Leaving out the pictures, retype all the material exactly.
══ Recorded data
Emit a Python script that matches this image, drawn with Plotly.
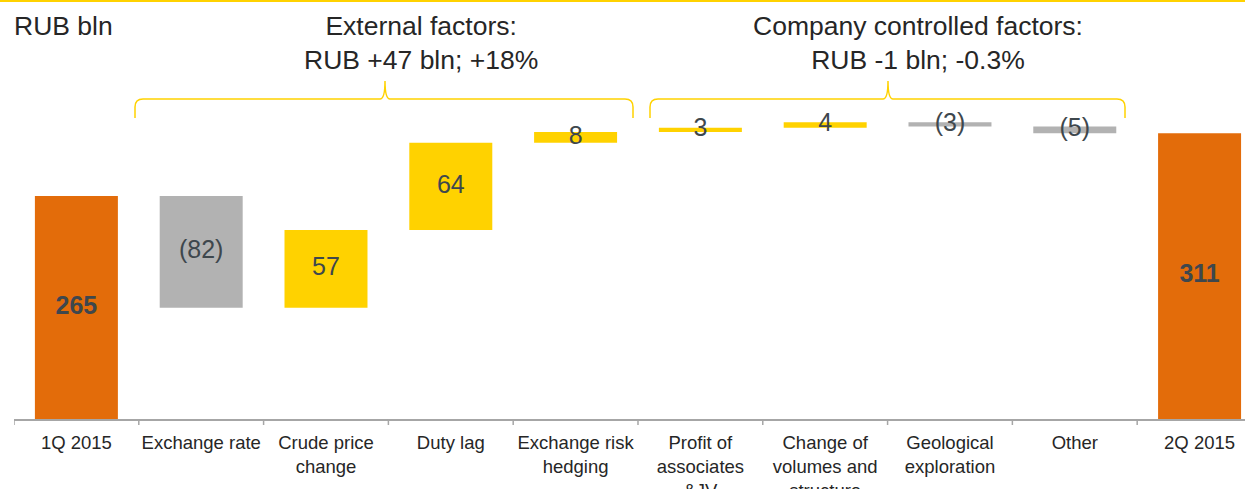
import plotly.graph_objects as go

# ---- data ----
categories = ["1Q 2015", "Exchange rate", "Crude price<br>change", "Duty lag",
              "Exchange risk<br>hedging", "Profit of<br>associates<br>&JV",
              "Change of<br>volumes and<br>structure", "Geological<br>exploration",
              "Other", "2Q 2015"]
values = [265, -82, 57, 64, 8, 3, 4, -3, -5, 311]
measures = ["total", "relative", "relative", "relative", "relative",
            "relative", "relative", "relative", "relative", "total"]
group_titles = ["External factors:<br>RUB +47 bln; +18%",
                "Company controlled factors:<br>RUB -1 bln; -0.3%"]
unit_label = "RUB bln"

# ---- style ----
ORANGE = "#E36C0A"
YELLOW = "#FFD200"
GREY = "#B2B2B2"
LABEL_C = "#3E474D"
TEXT_C = "#262626"
FONT = "Liberation Sans, Arial, sans-serif"

W, H = 1245, 489
ML, MR, MT, MB = 14, 0, 0, 70
PW, PH = W - ML - MR, H - MT - MB
Y0, Y1 = 101.5, 408.7
X0, X1 = -0.5, 9.364

xs = list(range(len(categories)))
bases, heights, colors, mids, labels = [], [], [], [], []
running = 0
for v, m in zip(values, measures):
    if m == "total":
        bases.append(0)
        heights.append(v)
        colors.append(ORANGE)
        mids.append((Y0 + v) / 2)
        labels.append("<b>%d</b>" % v)
        running = v
    else:
        start = running
        end = running + v
        bases.append(min(start, end))
        heights.append(abs(v))
        colors.append(YELLOW if v > 0 else GREY)
        mids.append((start + end) / 2)
        labels.append(str(v) if v > 0 else "(%d)" % abs(v))
        running = end

fig = go.Figure()
fig.add_trace(go.Bar(x=xs, y=heights, base=bases, marker=dict(color=colors, line=dict(width=0)),
                     width=0.665, hoverinfo="skip", showlegend=False))
fig.add_trace(go.Scatter(x=xs, y=mids, mode="text", text=labels,
                         textfont=dict(size=25, color=LABEL_C, family=FONT),
                         hoverinfo="skip", showlegend=False, cliponaxis=False))


def px(xp):
    return (xp - ML) / PW


def py(yp):
    return (MT + PH - yp) / PH


def brace(x0, xc, x1, ytop, ymid, ybot):
    r = 8
    return ("M {a},{b} L {a},{c} Q {a},{d} {e},{d} L {f},{d} Q {g},{d} {g},{h} "
            "Q {g},{d} {i},{d} L {j},{d} Q {k},{d} {k},{c} L {k},{b}").format(
        a=px(x0), b=py(ybot), c=py(ymid + r), d=py(ymid), e=px(x0 + r),
        f=px(xc - 5), g=px(xc), h=py(ytop), i=px(xc + 5), j=px(x1 - r), k=px(x1))


shapes = [
    dict(type="line", xref="paper", yref="paper", x0=px(0), x1=px(W), y0=py(1), y1=py(1),
         line=dict(color=YELLOW, width=2)),
    dict(type="path", xref="paper", yref="paper", path=brace(135, 385, 633, 81, 99, 118),
         line=dict(color=YELLOW, width=1.5)),
    dict(type="path", xref="paper", yref="paper", path=brace(650, 888, 1125, 81, 99, 118),
         line=dict(color=YELLOW, width=1.5)),
]
# ticks on category boundaries
for b in [i - 0.5 for i in range(len(categories) + 1)]:
    shapes.append(dict(type="line", xref="x", yref="paper", x0=b, x1=b, y0=0, y1=-6 / PH,
                       line=dict(color="#A6A6A6", width=1.5)))

annotations = [
    dict(xref="paper", yref="paper", x=px(12), y=py(26), text=unit_label, showarrow=False,
         xanchor="left", yanchor="middle", font=dict(size=26.5, color=TEXT_C, family=FONT)),
    dict(xref="paper", yref="paper", x=px(421), y=py(43), text=group_titles[0], showarrow=False,
         xanchor="center", yanchor="middle", font=dict(size=26.5, color=TEXT_C, family=FONT)),
    dict(xref="paper", yref="paper", x=px(918), y=py(43), text=group_titles[1], showarrow=False,
         xanchor="center", yanchor="middle", font=dict(size=26.5, color=TEXT_C, family=FONT)),
]

fig.update_layout(
    width=W, height=H, margin=dict(l=ML, r=MR, t=MT, b=MB, autoexpand=False),
    paper_bgcolor="white", plot_bgcolor="white",
    shapes=shapes, annotations=annotations, showlegend=False,
    xaxis=dict(type="linear", tickmode="array", tickvals=xs, ticktext=categories, range=[X0, X1],
               showgrid=False, zeroline=False, showline=True, linecolor="#A6A6A6", linewidth=2,
               ticks="", automargin=False,
               tickfont=dict(size=18.5, color=TEXT_C, family=FONT), ticklabelstandoff=6),
    yaxis=dict(range=[Y0, Y1], visible=False, fixedrange=True, automargin=False),
)

fig.write_html("out.html", config={"displayModeBar": False},
               post_script="document.body.style.margin='0';document.body.style.overflow='hidden';")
════
= Response =
Emit a Python script that matches this image, drawn with Plotly.
import plotly.graph_objects as go

# ---- data ----
categories = ["1Q 2015", "Exchange rate", "Crude price<br>change", "Duty lag",
              "Exchange risk<br>hedging", "Profit of<br>associates<br>&JV",
              "Change of<br>volumes and<br>structure", "Geological<br>exploration",
              "Other", "2Q 2015"]
values = [265, -82, 57, 64, 8, 3, 4, -3, -5, 311]
measures = ["total", "relative", "relative", "relative", "relative",
            "relative", "relative", "relative", "relative", "total"]
group_titles = ["External factors:<br>RUB +47 bln; +18%",
                "Company controlled factors:<br>RUB -1 bln; -0.3%"]
unit_label = "RUB bln"

# ---- style ----
ORANGE = "#E36C0A"
YELLOW = "#FFD200"
GREY = "#B2B2B2"
LABEL_C = "#3E474D"
TEXT_C = "#262626"
FONT = "Liberation Sans, Arial, sans-serif"

W, H = 1245, 489
ML, MR, MT, MB = 14, 0, 0, 70
PW, PH = W - ML - MR, H - MT - MB
Y0, Y1 = 101.5, 408.7
X0, X1 = -0.5, 9.364

xs = list(range(len(categories)))
bases, heights, colors, mids, labels = [], [], [], [], []
running = 0
for v, m in zip(values, measures):
    if m == "total":
        bases.append(0)
        heights.append(v)
        colors.append(ORANGE)
        mids.append((Y0 + v) / 2)
        labels.append("<b>%d</b>" % v)
        running = v
    else:
        start = running
        end = running + v
        bases.append(min(start, end))
        heights.append(abs(v))
        colors.append(YELLOW if v > 0 else GREY)
        mids.append((start + end) / 2)
        labels.append(str(v) if v > 0 else "(%d)" % abs(v))
        running = end

fig = go.Figure()
fig.add_trace(go.Bar(x=xs, y=heights, base=bases, marker=dict(color=colors, line=dict(width=0)),
                     width=0.665, hoverinfo="skip", showlegend=False))
fig.add_trace(go.Scatter(x=xs, y=mids, mode="text", text=labels,
                         textfont=dict(size=25, color=LABEL_C, family=FONT),
                         hoverinfo="skip", showlegend=False, cliponaxis=False))


def px(xp):
    return (xp - ML) / PW


def py(yp):
    return (MT + PH - yp) / PH


def brace(x0, xc, x1, ytop, ymid, ybot):
    r = 8
    return ("M {a},{b} L {a},{c} Q {a},{d} {e},{d} L {f},{d} Q {g},{d} {g},{h} "
            "Q {g},{d} {i},{d} L {j},{d} Q {k},{d} {k},{c} L {k},{b}").format(
        a=px(x0), b=py(ybot), c=py(ymid + r), d=py(ymid), e=px(x0 + r),
        f=px(xc - 5), g=px(xc), h=py(ytop), i=px(xc + 5), j=px(x1 - r), k=px(x1))


shapes = [
    dict(type="line", xref="paper", yref="paper", x0=px(0), x1=px(W), y0=py(1), y1=py(1),
         line=dict(color=YELLOW, width=2)),
    dict(type="path", xref="paper", yref="paper", path=brace(135, 385, 633, 81, 99, 118),
         line=dict(color=YELLOW, width=1.5)),
    dict(type="path", xref="paper", yref="paper", path=brace(650, 888, 1125, 81, 99, 118),
         line=dict(color=YELLOW, width=1.5)),
]
# ticks on category boundaries
for b in [i - 0.5 for i in range(len(categories) + 1)]:
    shapes.append(dict(type="line", xref="x", yref="paper", x0=b, x1=b, y0=0, y1=-6 / PH,
                       line=dict(color="#A6A6A6", width=1.5)))

annotations = [
    dict(xref="paper", yref="paper", x=px(12), y=py(26), text=unit_label, showarrow=False,
         xanchor="left", yanchor="middle", font=dict(size=26.5, color=TEXT_C, family=FONT)),
    dict(xref="paper", yref="paper", x=px(421), y=py(43), text=group_titles[0], showarrow=False,
         xanchor="center", yanchor="middle", font=dict(size=26.5, color=TEXT_C, family=FONT)),
    dict(xref="paper", yref="paper", x=px(918), y=py(43), text=group_titles[1], showarrow=False,
         xanchor="center", yanchor="middle", font=dict(size=26.5, color=TEXT_C, family=FONT)),
]

fig.update_layout(
    width=W, height=H, margin=dict(l=ML, r=MR, t=MT, b=MB, autoexpand=False),
    paper_bgcolor="white", plot_bgcolor="white",
    shapes=shapes, annotations=annotations, showlegend=False,
    xaxis=dict(type="linear", tickmode="array", tickvals=xs, ticktext=categories, range=[X0, X1],
               showgrid=False, zeroline=False, showline=True, linecolor="#A6A6A6", linewidth=2,
               ticks="", automargin=False,
               tickfont=dict(size=18.5, color=TEXT_C, family=FONT), ticklabelstandoff=6),
    yaxis=dict(range=[Y0, Y1], visible=False, fixedrange=True, automargin=False),
)

fig.write_html("out.html", config={"displayModeBar": False},
               post_script="document.body.style.margin='0';document.body.style.overflow='hidden';")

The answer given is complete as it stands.